I'm just going to go head and lay a blanket spoiler warning here--I know how furious I would be if someone ruined these big honking bricks for me. There's really nothing like a huge Tolstoyesque novel to suck you in, but so few books of this size really do; they rarely earn all that tree pulp. I read 300 pages of this one in a car on Saturday on the way back from vacation. At one point, the heroine, Elena Greco, writes a novel about her life to that point in a three-week fury of inspiration. I'm pretty sure that's a little sly joke: at that point the two novels have run on for about seven hundred pages. When does the older Elena lose her sense of economy?
My Brilliant Friend ends in the middle of the wedding of Lila (the titular friend) and Stefano Carracci, the local grocer. The hated mafioso Marcello Solara walks in wearing the shoes that Lila designed and Stefano gave away, and it's there that the Carracci marriage effectively ends: Ferrante memorably calls Lila's wedding ring a "glittering zero." But Lila's sudden loss of affection for her husband doesn't prevent Stefano from imposing the traditional demands of marriage: quarrels become beatings, sex becomes rape, children are demanded. When children don't come, the neighborhood gossip holds that Lila has a kind of freakish power to psychically murder them in the womb. More than anything, these novels are full of righteous rage about the ways that women are circumscribed by a male world. Elena, noticing the masculinized features of Neapolitan women only a decade older, has a vision of men literally taking over women's bodies:
When did that transformation begin? With housework? With pregnancies? With beatings? Would Lila be misshapen like Nunzia? Would Fernando leap from her delicate face, would her elegant walk become Rino's, legs wide, arms pushed out by his chest? And would my body, too, one day be ruined by the emergence of not only my mother's body but my father's?
My Brilliant Friend is something like an exploration of how genius differs from talent; The Story of a New Name wants to show just how genius is stifled and exploded. By the end of the novel, Lila is able to escape her marriage but at the cost of her comfort and safety. She ends up stuffing sausages in a factory. Meanwhile, Elena, perhaps lucky for having only talent and a more moderate beauty, ends up with something of the life she has dreamed: a university education beyond the walls of Naples, a successful novel. And yet she cannot stop herself from wanting that flash of beauty and glamor that Lila possesses, even at her lowest. It doesn't help that Lila embarks on an affair with the shrewd Nino, with whom Elena has been in love for years. Is Elena's reluctance to stop the calamitous affair another sign of her own self-effacement before Lila or an accurate recognition that the couple's incendiary natures make a better match?

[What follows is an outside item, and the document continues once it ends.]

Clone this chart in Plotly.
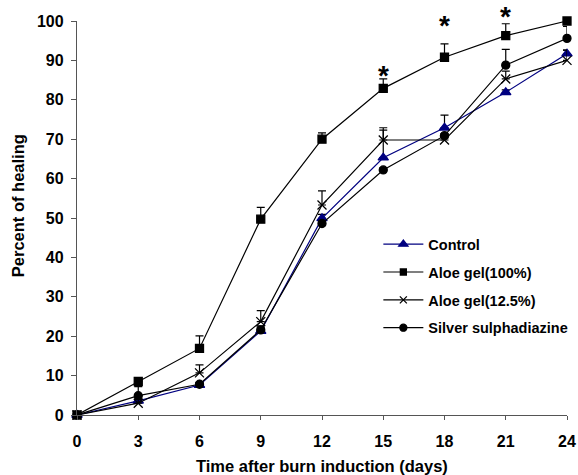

The novel moves almost effortlessly through time, dwelling for hundreds of pages on a single summer on the vacation island of Ischia and then gliding through years. Ferrante punctuates the narrative with bursts of violence and shocking imagery. Elena's boyfriend, terrified by fears of infidelity and military service, falls to the ground and begins stuffing dirt in his mouth. In My Brilliant Friend, it's the shoes that bear all that symbolic weight; here it's a blown-up photo of Lila in her wedding dress that Stefano and the Solaras want to place in their glamorous new shoe store. Lila asserts control over her image, her body, in the only way she knows how: by destroying it. She insists on being allowed to amend the image if it's going to be hung, and obliterates it with modernist colors and shapes until only her eyes remain. She self-destructs.
One of the most gratifying things about The Story of a New Name is that many of the characters from the first novel who blended together for me became much clearer. There's dirt-eating Antonio, whose paranoia is only amplified by his time in the army. There's the no-nonsense Enzo, whose love for Lila is sublimated into a kind of taciturn self-sacrifice. Ada, the madwoman's daughter, craves Stefano for herself; Lila's sister-in-law Pinuccia lashes out at her husband because she can't admit she's fallen in love with someone else. Like adults growing into themselves, these characters come alive and give the novel a Dickensian or Tolstoyan quality. They're the main reason that the second novel might be even better than the first, although it's the troubling, neurotic, codependent relationship between Elena and Lila that anchors it. It's amazing, in fact, that after 700+ pages, there's still enough complexity and uncertainty in this relationship to explore.